Нам нужна теология не только Японии, но и теология Кореи, теология Германии, теология Америки и Франции [16]. Этот проект освобождает теологию от природных и географических границ и становится таким образом интеллектуальной перспективой всего мира. Барт, который боролся против германских христиан, ожидал от Америки теологии свободы, которая была бы свободна от комплекса неполноценности по отношению к Европе и чувства превосходства по отношению к Азии. Но тем не менее это не была американизированная теология. Мне кажется первооткрывателем в этой области был Рейнгольд Нибур. Это была его теология свободы, которая имела дело с вектором мировой истории (глобализацией)  «от природы к свободе» и проблемы греха, которая была скрыта за этой свободой. Теология Японии в этом отношении примет форму теологии истории, которая ведет к теодицее страдания, которую описывал Вебер. Теология глобализации неизбежно требует и эсхатологии. Она будет питать силы теологического релятивизма для человечества и способствовать развитию новой духовности Японии.

 



[1] Ср. Niebuhr R.H. The Meaning of Revolution, р. 73ff. В то время как Роланд Робертсон видит глобализацию извне, мы видим ее изнутри. Это и есть то, что отличает нашу точку зрения от точки зрения Робертсона.
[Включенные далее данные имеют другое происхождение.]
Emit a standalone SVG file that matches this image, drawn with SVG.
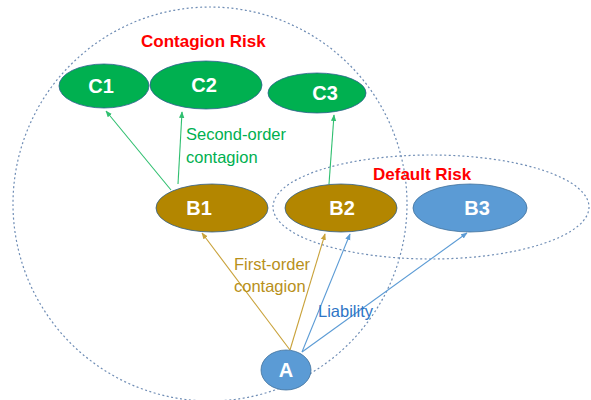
<svg xmlns="http://www.w3.org/2000/svg" width="591" height="400" viewBox="0 0 591 400">
<defs>
<style>
.bound{fill:none;stroke:#6f8db5;stroke-width:1.2;stroke-dasharray:2 2.5}
.green{fill:#00b050;stroke:#2f5f8f;stroke-width:0.8}
.gold{fill:#b38600;stroke:#2f5f8f;stroke-width:0.8}
.blue{fill:#5b9bd5;stroke:#41719c;stroke-width:0.8}
.nl{font-family:"Liberation Sans",Arial,sans-serif;font-weight:bold;font-size:20px;fill:#ffffff;text-anchor:middle}
.risk{font-family:"Liberation Sans",Arial,sans-serif;font-weight:bold;font-size:17px;fill:#ff0000}
.lab{font-family:"Liberation Sans",Arial,sans-serif;font-size:16.5px}
.cg{stroke:#2fbf6f;stroke-width:1.1;fill:none}
.cy{stroke:#c9a23a;stroke-width:1.1;fill:none}
.cb{stroke:#5b9bd5;stroke-width:1.1;fill:none}
</style>
<marker id="ag" viewBox="0 0 10 10" refX="9" refY="5" markerWidth="6" markerHeight="6" orient="auto"><path d="M0,1 L10,5 L0,9 z" fill="#2fbf6f"/></marker>
<marker id="ay" viewBox="0 0 10 10" refX="9" refY="5" markerWidth="6" markerHeight="6" orient="auto"><path d="M0,1 L10,5 L0,9 z" fill="#c9a23a"/></marker>
<marker id="ab" viewBox="0 0 10 10" refX="9" refY="5" markerWidth="6" markerHeight="6" orient="auto"><path d="M0,1 L10,5 L0,9 z" fill="#5b9bd5"/></marker>
</defs>
<rect width="591" height="400" fill="#ffffff"/>
<g id="boundaries">
<circle class="bound" cx="210" cy="204" r="197"/>
<ellipse class="bound" cx="431" cy="207" rx="158" ry="52"/>
<text class="risk" x="141" y="47">Contagion Risk</text>
<text class="risk" x="373" y="180">Default Risk</text>
</g>
<g id="connectors">
<line class="cg" x1="171" y1="190" x2="106" y2="111" marker-end="url(#ag)"/>
<line class="cg" x1="178" y1="184" x2="182" y2="112" marker-end="url(#ag)"/>
<line class="cg" x1="329" y1="184" x2="334" y2="115" marker-end="url(#ag)"/>
<line class="cy" x1="290" y1="350" x2="202" y2="233" marker-end="url(#ay)"/>
<line class="cy" x1="290" y1="350" x2="325" y2="234" marker-end="url(#ay)"/>
<line class="cb" x1="302" y1="352" x2="350" y2="234" marker-end="url(#ab)"/>
<line class="cb" x1="302" y1="352" x2="467" y2="233" marker-end="url(#ab)"/>
<text class="lab" x="186" y="140" fill="#00b050">Second-order</text>
<text class="lab" x="186" y="163" fill="#00b050">contagion</text>
<text class="lab" x="234" y="270" fill="#b8901a">First-order</text>
<text class="lab" x="234" y="292" fill="#b8901a">contagion</text>
<text class="lab" x="318" y="317" fill="#2e75c6">Liability</text>
</g>
<g id="C1"><ellipse class="green" cx="104" cy="86" rx="45" ry="22"/><text class="nl" x="101" y="93">C1</text></g>
<g id="C2"><ellipse class="green" cx="206" cy="85" rx="56" ry="24"/><text class="nl" x="204" y="92">C2</text></g>
<g id="C3"><ellipse class="green" cx="317" cy="93" rx="49" ry="20"/><text class="nl" x="325" y="100">C3</text></g>
<g id="B1"><ellipse class="gold" cx="212" cy="208" rx="56" ry="24"/><text class="nl" x="199" y="215">B1</text></g>
<g id="B2"><ellipse class="gold" cx="341" cy="208" rx="56" ry="24"/><text class="nl" x="342" y="215">B2</text></g>
<g id="B3"><ellipse class="blue" cx="470" cy="208" rx="57" ry="24"/><text class="nl" x="477" y="215">B3</text></g>
<g id="A"><ellipse class="blue" cx="286" cy="370" rx="25" ry="20"/><text class="nl" x="286" y="377">A</text></g>
</svg>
[2] О понимании Еллинеком прав человека см. Jellinek G. Die Erklaerung der Menschen- und Buergerrechte. Ein Beitrag zur modern Verfassungsgeschicht, 4. Auf, in dritter Auflage bearbeitet von Walter Jellinek. Munchen und Leipzig, 1927.

[3] См. Weber M. Gesammelte Aufsaetze zur Religiinssoziologie. Bd. I. О термине «движущий мотив» (Entwickungsrichtung) — Gesammelte Aufsatze zur Religiinssoziologie. Bd 3. S 7.

[4] См. Troeltsch E. Gesammelte Schriften. Bd. 3. S. 793ff. о «европеизме».

[5] Ohki Hideo and Furuya Yasuo. Nihon-no Shingaku (A Theology of Japan) и серию монографий Theology of Japan / Seigakuin University.

[6] Weber M. Gesammelte Aufsaetze zur Religionssoziologie, Bd. 3, S. 7.

[7] См. Ohki Hideo. Theology of History and Social Ethics (1979).

[8] См.  Roberson R. Globalization Social Theory and Global Cultur. 1992. См. тж. Roberson R. Globalization and the Future of Traditional Religion / God and Globalizarion, vol. 1, edited by Max L. Stackhouse with Peter J. Paris, 2000.

[9] Теологический релятивизм сродни относительности веры Ричарда Нейбура (Christ and Culture, 234.). Однако я почерпнул эту концепцию у Рейнгольда Нибура. См. Амос 9:7, где речь идет об абсолютизации религиозной субъективности.

[10] Weber M. Gesammelte Aufsatze zur Religionssoziologie, Bd. III, S. 6.

[11]  Robertson R. Globalization Social Theory and Global Culture, 1992, p.96.

[12] См. Nieburh H.R. Radical Monotheism and Western Culture, 1960.

[13] См Van Leewen Arend Th.. Christianity in World History. 1964.

[14] Weber, op. cit. I.S. 204

[15] Амос 9:7: «Не таковы ли, как сыны Ефиоплян, и вы для Меня, сыны Израилевы? Говорит Господь. Не Я ли вывел Израиля из земли Египетской и Филистимлян — из Кафтора и Арамлян — из Кира». Здесь исход Израиля мыслится как переселение, подобное переселениям других народов. Это открывает дверь релятивистскому подходу, не только с точки зрения объективности в вопросах религии, но и с точки зрения субъективности. Через теологический релятивизм признается относительность в объективном и субъективном аспектах, и само по себе это не связано с религиозным плюрализмом или политеизмом. Подобная привязка обернулась бы само-абсолютизацией.